Social Media Event B2.0 in Kota Kinabalu, Sabah

Last weekend I was invited, as, to attend the B2.0 Borneo Bloggers + New Media Dialogue.

A lot of very favourable reports have been written about the event. This is not another one of those.

Some of the B2.0 attendees, organisers and participants.

Organised by online portal Borneo Colours in conjunction with M.E Malaysia, the big draw was speakers who stand out in their particular fields and are high-visibility social media users here in Kota Kinabalu.

It was to be “A gathering open to individuals who apply social media tools to their business and personal lives.”

Amongst the speakers were food-, travel- and photo bloggers, Twitter’ers, successful Sabahan YouTube producers and even a game developing company that recently set up shop here.

3 of the main sponsors also sent representatives for their presentations.

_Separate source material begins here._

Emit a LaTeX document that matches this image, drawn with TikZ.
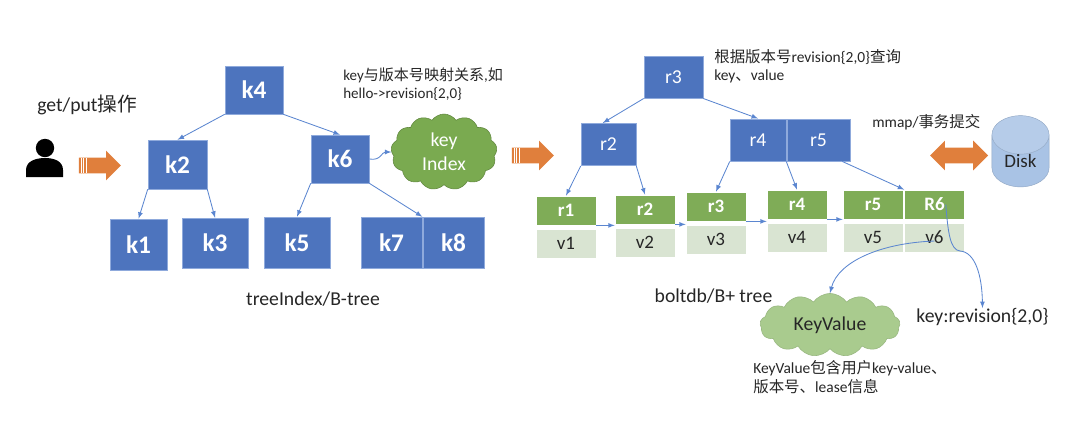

Nuffnang presented a talk billed as The rise of mobile apps and Nuffnang X, almost entirely slanted towards their own, recently-launched app.

A rep, affiliated with Digi, came in to deliver an advertorial on Digi: In support of Social Media.

Microsoft was also on the program, promising to entice me back to the Windows platform with a talk entitled Social Media via Windows 8 by Microsoft.

Microsoft, however, was nowhere to be seen, and instead we got an Acer rep who gave what was possibly her first ever a presentation.

What I Liked about B2.0

The most value in gatherings like these are often the networking opportunities that it present and B2.0 was no different. Possibilities become endless, as you never know who you’ll meet or what might come from an idle chat.

It’s also a learning opportunity. A few of the attendees that I spoke to said that they actually learned something useful, albeit small things, like they didn’t know Twitter was so big, or they’ve noticed how Malaysian YouTube videos are, more often than not, soppy.

It’s a great place to bat around ideas, especially when a debate gets going and input comes from the audience and the speakers / panelist.

The venue, Dewan Bandaraya, was well-suited to the event as it has big open spaces for mingling and an auditorium that lends itself perfectly to the talks and presentations.

What Needs Work

One of the more interesting discussions that came from the dialogue was that some food bloggers, for whatever reasons, hardly ever write bad reviews.

It’s an interesting debate that wasn’t too long lived at the B2.0 dialogue and probably warrants a post of its own, but my opinion is that if you never receive criticism, you will never improve.

If the only feedback you ever get is positive and you believe that, because of that, everything is perfect, then you’re fooling yourself.

There’s a well-known theory in marketing that most people will never share their bad experience with the business owner – they will simply stop going to the business.

The rest of the theory goes… and tell at least 7 of their friends about their bad experience. However, in the age of social media that number is probably more like 700.

I realise this is only the second B2.0 event and that, of course, there is still lots to learn.

So, in the spirit of Kaizen – continuous improvement – here’s some constructive criticism:

  • Social media is instant, so an event like this shouldn’t start late, even in Sabah;
  • WiFi access is a must, and perhaps its best to share with participants when they register in the morning;
  • Provide plenty of easy-to-access power sockets. Not everybody has a backup battery, but everybody wants to use their devices to post about your event;
  • More high tables will encourage people to stand around  more, meaning more mingling and networking;
  • It’s probably most effective if a speaker / panelist is not also the moderator / MC;
  • Plenty of water and good coffee should be available throughout the day;
  • A moderator should… moderate. Direct and encourage the dialogue and prevent any 1 participant from hijacking a topic or go off-topic;

And a little bit of feedback about industry reps that I would like to see at future social media events:

  • I would like to see a pro that won’t introduce themselves by saying they were the 7th choice, were forced by the boss to come, doesn’t want to talk so will show lots of videos or will leave straight after, because they’re keen to go home;
  • I would like to see the expert I expected and not somebody who specifically tells me they’re not an expert;
  • I would like to see professionals prepare for their presentation, because it’s easy to see when they don’t and it makes it seem as if the audience is not important enough;
  • I would like to see pros who test the setup of their presentations before hand, because when the projector cable drops out of your tablet for the 3rd time in 5 minutes, some of your audience members might walk out on you;
  • I would like to see a pro who can show me how to use their product to achieve my goals and not bait-and-switch me with an Infomercial.

In Conclusion

Social media is not going to go away.  Communication will never again be what it was to our parents, or even to us in our younger years.

Businesses have too keep up, or be left behind. Through dialogues, such as B2.0, Borneo will keep pace with the rest of the world and soon, perhaps, even lead the pack.

All said, with focus and improvement, the B2.0 Borneo Bloggers + New Media Dialogue is positioned to become the social media conference in Kota Kinabalu and I look forward to seeing what it can do in future.